Descript — Auto Captions: Bundled with the Descript editor ($12–$30/mo). Caps on free tier; cloud-based.
Veed.io — Auto Subtitles: Free tier limited to 25 minutes/month and watermarks output; $12+/mo to remove.
Kapwing — Auto Subtitles: Free tier limited to 4 minutes and watermarks output; $16/mo paid plans.
Submagic / Captions.ai: Designed for animated 'pop' captions on social-first content. Cloud-based; $24+/mo. This tool produces standard SRT captions; for animated word-by-word styles, Submagic is the right choice.

Frequently Asked Questions

Is auto-subtitle really free?+
Yes — completely free, no watermark, no time limits, no signup. The site is supported by ads elsewhere; the tool is unrestricted.
How accurate is the transcription?+
On clean, English audio at conversation pace, the base model produces 90–95% word accuracy. Heavy accents, background noise, multiple speakers talking over each other, and technical jargon reduce accuracy — typical of every ASR system. The small model is more accurate but slower; pick based on your tolerance for processing time.

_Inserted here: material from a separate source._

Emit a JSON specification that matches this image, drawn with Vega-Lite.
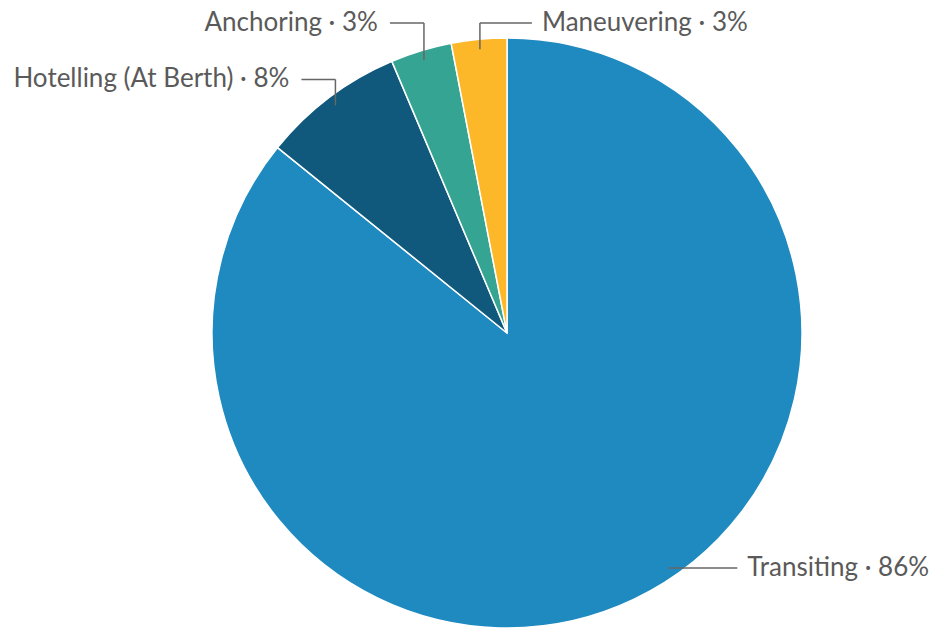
{
  "$schema": "https://vega.github.io/schema/vega-lite/v6.json",
  "width": 590,
  "height": 590,
  "autosize": {"type": "none"},
  "padding": {"left": 212, "top": 38, "right": 129, "bottom": 0},
  "background": "white",
  "config": {"view": {"stroke": null}},
  "data": {
    "values": [
      {"category": "Transiting", "value": 85.8},
      {"category": "Hotelling (At Berth)", "value": 7.8},
      {"category": "Anchoring", "value": 3.35},
      {"category": "Maneuvering", "value": 3.03}
    ]
  },
  "transform": [
    {"joinaggregate": [{"op": "sum", "field": "value", "as": "total"}]},
    {"window": [{"op": "sum", "field": "value", "as": "cum"}], "sort": [{"field": "value", "order": "descending"}], "frame": [null, 0]},
    {"calculate": "2*PI*(datum.cum - datum.value/2)/datum.total", "as": "mid"},
    {"calculate": "datum.mid > 2.54 && datum.mid < PI ? 2.54 : datum.mid", "as": "ang"},
    {"calculate": "285*sin(datum.ang)", "as": "x1"},
    {"calculate": "285*cos(datum.ang)", "as": "y1"},
    {"calculate": "datum.x1 > -45 ? 1 : -1", "as": "dir"},
    {"calculate": "datum.y1 < 0 ? datum.y1 : (datum.y1 > 260 ? 310 : datum.y1 + 26)", "as": "ye"},
    {"calculate": "datum.x1 + datum.dir*(datum.dir > 0 ? (datum.y1 < 0 ? 69 : 52) : 34)", "as": "xe"},
    {"calculate": "datum.xe + datum.dir*(datum.dir > 0 ? 10 : 12)", "as": "xt"},
    {"calculate": "datum.category + ' · ' + format(datum.value, '.0f') + '%'", "as": "label"}
  ],
  "layer": [
    {
      "mark": {"type": "arc", "stroke": "white", "strokeWidth": 1.5},
      "encoding": {
        "theta": {"field": "value", "type": "quantitative", "stack": true},
        "order": {"field": "value", "type": "quantitative", "sort": "descending"},
        "color": {
          "field": "category",
          "type": "nominal",
          "scale": {
            "domain": ["Transiting", "Hotelling (At Berth)", "Anchoring", "Maneuvering"],
            "range": ["#1f8ac0", "#10597c", "#36a492", "#fdb829"]
          },
          "legend": null
        }
      }
    },
    {
      "mark": {"type": "rule", "stroke": "#666666", "strokeWidth": 1.5},
      "encoding": {
        "x": {"field": "x1", "type": "quantitative", "scale": {"domain": [-295, 295], "nice": false, "zero": false}, "axis": null},
        "y": {"field": "y1", "type": "quantitative", "scale": {"domain": [-295, 295], "nice": false, "zero": false}, "axis": null},
        "y2": {"field": "ye"}
      }
    },
    {
      "mark": {"type": "rule", "stroke": "#666666", "strokeWidth": 1.5},
      "encoding": {
        "x": {"field": "x1", "type": "quantitative", "scale": {"domain": [-295, 295], "nice": false, "zero": false}, "axis": null},
        "x2": {"field": "xe"},
        "y": {"field": "ye", "type": "quantitative", "scale": {"domain": [-295, 295], "nice": false, "zero": false}, "axis": null}
      }
    },
    {
      "transform": [{"filter": "datum.dir > 0"}],
      "mark": {"type": "text", "align": "left", "baseline": "middle", "font": "Lato", "fontSize": 26, "fill": "#5a5a5a"},
      "encoding": {
        "x": {"field": "xt", "type": "quantitative", "scale": {"domain": [-295, 295], "nice": false, "zero": false}, "axis": null},
        "y": {"field": "ye", "type": "quantitative", "scale": {"domain": [-295, 295], "nice": false, "zero": false}, "axis": null},
        "text": {"field": "label"}
      }
    },
    {
      "transform": [{"filter": "datum.dir < 0"}],
      "mark": {"type": "text", "align": "right", "baseline": "middle", "font": "Lato", "fontSize": 26, "fill": "#5a5a5a"},
      "encoding": {
        "x": {"field": "xt", "type": "quantitative", "scale": {"domain": [-295, 295], "nice": false, "zero": false}, "axis": null},
        "y": {"field": "ye", "type": "quantitative", "scale": {"domain": [-295, 295], "nice": false, "zero": false}, "axis": null},
        "text": {"field": "label"}
      }
    }
  ]
}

Are my videos uploaded anywhere?+
No. Whisper runs in your browser via Transformers.js, and FFmpeg.wasm handles encoding locally. The Whisper model (~74MB for base, ~244MB for small) and FFmpeg engine (~32MB) download once and cache. After that, the tool works fully offline.
Which languages are supported?+
All 99 languages Whisper supports: English, Spanish, Mandarin, French, German, Japanese, Korean, Arabic, Hindi, Portuguese, Russian, Italian, Dutch, Polish, Turkish, Vietnamese, Indonesian, and 82 more. Translate-to-English mode is also available for non-English sources.
Can I edit the captions before burning them in?+
Yes. After transcription, the tool shows an editable timeline view of every segment — you can correct misheard words, merge or split segments, and adjust timestamps. Click 'Burn subtitles' once edits are complete.
Burn-in or soft subtitles — which should I pick?+
Burn-in (the default) is universal — every player, every platform, every device will show the captions. Use this for social uploads. Soft subtitles (SRT or MKV with passenger track) let viewers toggle them on/off and keep the original video unmodified. Use this for archives, broadcast workflows, or sites that handle captions client-side (YouTube, Vimeo).
How long does processing take?+
Whisper runs at roughly real-time on the tiny model, 0.7x real-time on base, and 0.3x real-time on small (on a recent laptop with WebGPU). A 5-minute video with the base model takes about 7 minutes end-to-end including FFmpeg burn-in. Tiny is faster; small is more accurate.
What's the underlying engine and license?+
OpenAI Whisper (MIT licensed) via Hugging Face Transformers.js (Apache 2.0); FFmpeg.wasm (MIT wrapper, LGPL core) for audio extraction and burn-in. Models are hosted on Hugging Face Hub. The tool's UI is the only proprietary layer.